Sonntag, 19. Dezember 2010

Jungendliche Höflichkeit aus der Hölle.

Er und ich trauen uns aus dem Haus, am Samstag Nachmittag, in der Weihnachtszeit. Wir wagen es sogar, Baden-Baden zu verlassen und machen uns auf den Weg nach Karlsruhe (sic! wir sind zwei ganz Wilde)...

Aber schon im Bus bereuen wir unsere wilde Entscheidung. Abgesehen davon, dass die 201 tradionell ein voller Bus ist, hat sich in diesem Bus eine Gruppe jugendlicher Gruselgestalten in Form vom 13jährigen eingenistet.

Um eines klarzustellen: Er und ich sind noch nicht so alt, dass wir wirklich Angst vor jungen Leuten hätten, auch wenn sie in allen möglichen bizarren Verkleidungen daherkommen, die es in unserer Jungend noch nicht gab. Abgesehen davon haben wir lang genug in B- N*****n gelebt, dass uns Pöbeleien im Bus nicht mehr schockieren können, genausowenig wie eine dumme Anmache, eine Beleidung oder gar eine mehr oder weniger sexuelle Belästigung. Damit können wir umgehen.

In Baden-Baden aber haben die jungen Leute etwas entwickelt, was erschreckender ist, als jede nächtliche Fahrt mit dem S-Bahn-: Höflichkeit!

Ein Doppelplatz wird frei und er und ich steuern darauf zu, wir müssen ja noch bis zum Bahnhof durchhalten. Ich sitze schon, da dräng sich ein Stöpsel mit Sportjacke und -hose sowie Basecap vor ihn und fragt
Darf ich mich da hinsetzen?
Er ist ja ein höflicher Mann und bietet dem Jungen erstmal meinen Schoß an (Bitch! -.-). Das checkt der höfliche Boy gar nicht und Adrian setzt sich statt seiner auf meinen Schoß, der Junge neben uns. Adrians Rucksack legt er sich auf den Schoß, er will ja nicht, dass wir zu wenig Platz haben (...)
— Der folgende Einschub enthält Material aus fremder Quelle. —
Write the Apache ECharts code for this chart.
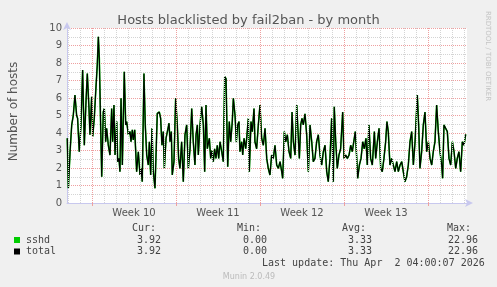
<!DOCTYPE html>
<html><head><meta charset="utf-8">
<script src="https://cdn.jsdelivr.net/npm/echarts@6/dist/echarts.min.js"></script>
<style>html,body{margin:0;padding:0;background:#f0f0f0;}#c{width:497px;height:287px;}</style>
</head><body><div id="c"></div>
<script>
// x: days relative to Monday 30 Mar 2026 00:00 (start of ISO week 14)
const dayOffsets = [-30.06,-29.97,-29.83,-29.69,-29.56,-29.42,-29.28,-29.20,-29.06,-28.92,-28.78,-28.64,-28.50,-28.39,-28.25,-28.17,-28.03,-27.94,-27.81,-27.69,-27.56,-27.47,-27.39,-27.28,-27.19,-27.06,-26.97,-26.86,-26.78,-26.64,-26.50,-26.36,-26.28,-26.17,-26.08,-25.94,-25.86,-25.75,-25.67,-25.58,-25.47,-25.31,-25.19,-25.11,-24.97,-24.83,-24.75,-24.64,-24.56,-24.44,-24.28,-24.14,-24.00,-23.92,-23.81,-23.67,-23.56,-23.44,-23.31,-23.22,-23.11,-23.00,-22.89,-22.75,-22.56,-22.39,-22.28,-22.17,-22.06,-21.97,-21.83,-21.72,-21.58,-21.50,-21.39,-21.31,-21.17,-21.03,-20.89,-20.78,-20.67,-20.53,-20.39,-20.25,-20.11,-19.97,-19.83,-19.69,-19.56,-19.42,-19.33,-19.22,-19.14,
-19.00,-18.86,-18.72,-18.61,-18.50,-18.39,-18.22,-18.11,-18.00,-17.89,-17.78,-17.67,-17.56,-17.44,-17.33,-17.19,-17.06,-16.94,-16.83,-16.69,-16.56,-16.44,-16.31,-16.22,-16.08,-15.97,-15.86,-15.75,-15.67,-15.53,-15.44,-15.33,-15.19,-15.11,-14.97,-14.89,-14.75,-14.64,-14.50,-14.42,-14.28,-14.14,-14.00,-13.86,-13.72,-13.58,-13.44,-13.31,-13.17,-13.03,-12.89,-12.75,-12.61,-12.47,-12.33,-12.19,-12.11,-11.97,-11.86,-11.72,-11.58,-11.44,-11.33,-11.22,-11.08,-10.94,-10.83,-10.72,-10.61,-10.50,-10.39,-10.25,-10.11,-9.97,-9.83,-9.69,-9.56,-9.42,-9.28,-9.14,-9.00,-8.86,-8.72,-8.58,-8.44,-8.31,
-8.17,-8.03,-7.89,-7.81,-7.69,-7.56,-7.42,-7.28,-7.11,-7.00,-6.86,-6.72,-6.58,-6.44,-6.31,-6.17,-6.06,-5.94,-5.86,-5.72,-5.58,-5.44,-5.31,-5.17,-5.06,-4.92,-4.78,-4.64,-4.47,-4.36,-4.22,-4.08,-3.94,-3.81,-3.67,-3.53,-3.42,-3.31,-3.17,-3.03,-2.89,-2.75,-2.61,-2.47,-2.33,-2.19,-2.06,-1.92,-1.78,-1.64,-1.50,-1.36,-1.22,-1.08,-0.89,-0.78,-0.67,-0.53,-0.39,-0.25,-0.11,0.03,0.17,0.31,0.44,0.58,0.72,0.86,1.00,1.14,1.22,1.33,1.47,1.61,1.75,1.89,2.03,2.17,2.31,2.44,2.58,2.72,2.86,3.00,3.14];

const sshdValues = [3.7,0.84,2.9,4.46,5.0,6.17,5.0,4.84,2.93,4.46,7.6,3.3,5.79,7.4,5.4,3.9,6.07,3.8,4.84,6.36,7.9,9.5,8.27,4.46,1.5,5.2,5.4,3.5,4.27,3.3,2.74,5.4,3.5,5.6,2.74,4.65,2.36,2.55,1.79,5.98,2.17,7.5,4.46,4.65,3.9,4.08,3.5,4.18,3.6,4.18,1.79,2.93,1.6,1.98,1.22,7.4,4.46,2.74,2.17,3.5,1.6,4.27,1.79,0.84,5.12,5.2,4.84,3.3,4.08,1.98,3.7,4.08,4.56,3.5,4.08,1.6,2.36,5.98,4.46,2.55,1.98,3.5,1.22,3.9,4.46,1.98,3.1,5.4,3.5,2.17,3.9,4.46,2.74,
4.46,5.5,4.46,1.79,5.6,3.1,3.7,2.55,3.0,2.36,3.1,2.55,3.3,2.55,3.5,2.93,2.36,7.22,7.1,2.07,4.65,3.5,4.65,5.98,5.0,3.5,4.46,4.65,2.93,3.5,2.74,3.7,3.1,3.7,4.84,1.79,4.65,4.08,5.4,3.5,3.1,4.46,5.6,3.7,3.3,4.27,2.55,1.98,1.6,2.74,2.55,3.3,2.17,1.98,2.36,1.79,1.41,4.08,3.5,3.9,2.93,2.55,5.2,3.5,2.74,5.6,4.08,2.55,4.46,4.84,4.46,5.1,3.9,1.79,4.46,3.5,2.36,2.55,3.5,3.9,2.74,2.17,2.93,3.3,1.79,1.22,
2.55,4.84,1.22,5.5,3.5,1.98,2.74,3.1,5.2,2.55,2.74,2.55,2.74,3.3,2.93,2.93,4.08,2.55,1.41,2.17,2.55,3.5,3.1,3.7,2.17,4.46,2.55,2.17,4.08,2.55,3.5,4.27,1.98,1.79,2.55,3.5,4.65,4.08,2.17,2.55,2.17,1.79,2.36,1.79,2.17,2.36,1.79,1.22,1.5,2.17,3.5,4.08,2.17,3.5,6.17,4.46,1.98,2.93,4.46,5.2,2.93,3.5,2.55,2.17,2.93,3.5,5.6,4.08,2.93,2.17,1.41,4.46,4.27,4.08,2.55,2.17,3.5,2.93,1.98,2.55,2.93,1.79,3.5,3.3,3.92];

// "total" is the sum of the only field (sshd), so it carries the same readings
const totalValues = sshdValues;

const xRange = [-30.083, 3.25];
const dayLines = [-30,-29,-28,-27,-26,-25,-24,-23,-22,-21,-20,-19,-18,-17,-16,-15,-14,-13,-12,-11,-10,-9,-8,-7,-6,-5,-4,-3,-2,-1,0,1,2,3];
const weekBoundaries = [-28,-21,-14,-7,0];
const weekCenters = [-24.5,-17.5,-10.5,-3.5];
const weekLabels = ['Week 10','Week 11','Week 12','Week 13'];
const yTicks = [0,10,1];

const legendNames = ['sshd','total'];
const legendColors = ['#00cc00','#000000'];
const statHeaders = ['Cur:','Min:','Avg:','Max:'];
const statRows = [['3.92','0.00','3.33','22.96'],['3.92','0.00','3.33','22.96']];
const lastUpdate = 'Last update: Thu Apr  2 04:00:07 2026';
const footer = 'Munin 2.0.49';
const titleText = 'Hosts blacklisted by fail2ban - by month';
const yName = 'Number of hosts';
const sideText = 'RRDTOOL / TOBI OETIKER';

const GRID_GREY = '#d4d4d4';
const GRID_RED = '#eea0a0';
const AXIS_BLUE = '#c8c8ee';
const TXT = '#555555';
const MONO = '"DejaVu Sans Mono", monospace';
const SANS = '"DejaVu Sans", sans-serif';

const chart = echarts.init(document.getElementById('c'), null, {renderer:'canvas'});

const gridLineData = dayLines.map(d => {
  const isWeek = weekBoundaries.indexOf(d) >= 0;
  return {xAxis: d, lineStyle: {color: isWeek ? GRID_RED : GRID_GREY, type: [1,1], width: 1}};
});

const headerX = [132, 237, 342, 447];
const valueX = [137, 243, 348, 448];
const rowY = [240, 251.5];
const graphics = [];
statHeaders.forEach((h, i) => graphics.push({type:'text', left: headerX[i], top: 223, style:{text:h, font:'10px ' + MONO, fill:'#444'}}));
legendNames.forEach((n, r) => {
  graphics.push({type:'rect', shape:{x:14, y:rowY[r]-3, width:6, height:6}, style:{fill:legendColors[r]}});
  graphics.push({type:'text', left:26, top:rowY[r]-5, style:{text:n, font:'10px ' + MONO, fill:'#444'}});
  statRows[r].forEach((v, i) => graphics.push({type:'text', left:valueX[i], top:rowY[r]-5, style:{text:v, font:'10px ' + MONO, fill:'#444'}}));
});
graphics.push({type:'text', left:262, top:258, style:{text:lastUpdate, font:'10px ' + MONO, fill:'#444'}});
graphics.push({type:'text', x:249, y:277, style:{text:footer, font:'8px ' + SANS, fill:'#bbbbbb', align:'center', verticalAlign:'middle'}});
graphics.push({type:'text', x:488, y:56, rotation:-Math.PI/2, style:{text:sideText, font:'7px ' + SANS, fill:'#c4c4c4', align:'center', verticalAlign:'middle'}});

chart.setOption({
  animation: false,
  backgroundColor: '#f0f0f0',
  title: {text: titleText, left: 'center', top: 9, textStyle:{fontFamily: SANS, fontSize: 13, fontWeight:'normal', color: TXT}},
  grid: {left: 67, right: 30, top: 28, bottom: 84, show: true, backgroundColor: '#ffffff', borderWidth: 0, containLabel: false, outerBoundsMode: 'none'},
  xAxis: {
    type: 'value', min: xRange[0], max: xRange[1],
    axisLine: {show: true, onZero: false, lineStyle: {color: AXIS_BLUE}, symbol: ['none','arrow'], symbolSize: [6,8], symbolOffset: [0,6]},
    axisTick: {show: true, customValues: weekBoundaries, length: 3, lineStyle: {color: GRID_RED}},
    splitLine: {show: false},
    axisLabel: {customValues: weekCenters, margin: 5, fontFamily: SANS, fontSize: 10, color: TXT,
      formatter: v => { let best = 0; weekCenters.forEach((c, i) => { if (Math.abs(c - v) < Math.abs(weekCenters[best] - v)) best = i; }); return weekLabels[best]; }}
  },
  yAxis: {
    type: 'value', min: yTicks[0], max: yTicks[1], interval: yTicks[2],
    name: yName, nameLocation: 'middle', nameGap: 47, nameTextStyle: {fontFamily: SANS, fontSize: 12, color: TXT, padding: [0, 0, 0, 8]},
    axisLine: {show: true, onZero: false, lineStyle: {color: AXIS_BLUE}, symbol: ['none','arrow'], symbolSize: [6,8], symbolOffset: [0,6]},
    axisTick: {show: false},
    axisLabel: {margin: 5, fontFamily: SANS, fontSize: 10, color: TXT},
    splitLine: {show: true, lineStyle: {color: GRID_RED, type: [1,1]}},
    minorTick: {show: false, splitNumber: 2},
    minorSplitLine: {show: true, lineStyle: {color: GRID_GREY, type: [1,1]}}
  },
  graphic: graphics,
  series: [
    {type: 'line', data: [], z: 1, silent: true,
     markLine: {silent: true, symbol: 'none', label: {show: false}, animation: false, data: gridLineData}},
    {name: 'sshd', type: 'line', z: 2, showSymbol: false, silent: true,
     data: dayOffsets.map((d, i) => [d, sshdValues[i]]),
     lineStyle: {color: legendColors[0], width: 1.6}},
    {name: 'total', type: 'line', z: 3, showSymbol: false, silent: true,
     data: dayOffsets.map((d, i) => [d, totalValues[i]]),
     lineStyle: {color: legendColors[1], width: 1.2}}
  ]
});
</script></body></html>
Vertraulich schwatzt der Junge mit uns.
Scheißvoll, ich kann echt nicht mehr stehen, Alter. Baden-Baden, echt [...]
So geht es weiter, immer mit diesem bizarren Tonfall beunruhigender Höflichkeit. Ich komm da nicht drauf klar. Die ganze Zeit musste ich mich zurückhalten, Adrians Rucksack festzuhalten.

Der beste Freund unseres minderjährigen Nebensitzers sieht aus wie ein als Gangster getarnter Nerd: Eine Brille, die seine Auge mehrfach vergrößert, dagegen aber weite Gangsta-Klamotten und eine ähnliche Attitude, wie unser Sitznachbar. Der ergeht sich plötzlich, immer noch schön höflich, in weiteren Verbrecherphantasien und zieht sich sein "Pali" über das Gesicht. Sein Nerd-Freund schaltet sich gleich ein:
Vorsicht, Alter. In Deutschland gibts nen Vermummungsgebot.
Ich weise ihn - ich bin ja auch höflich - nicht darauf hin, dass es nicht gerade ein Gebot ist, kann aber den Nerd in mir nicht ganz zurückhalten.
Das gilt aber nur auf Demonstrationen.
Besserwissen scheint zu helfen. Puh. Ich fühlte mich schon langsam wirklich bedroht von dieser penetranten Höflichkeit. Manchmal fühle ich mich einfach alt.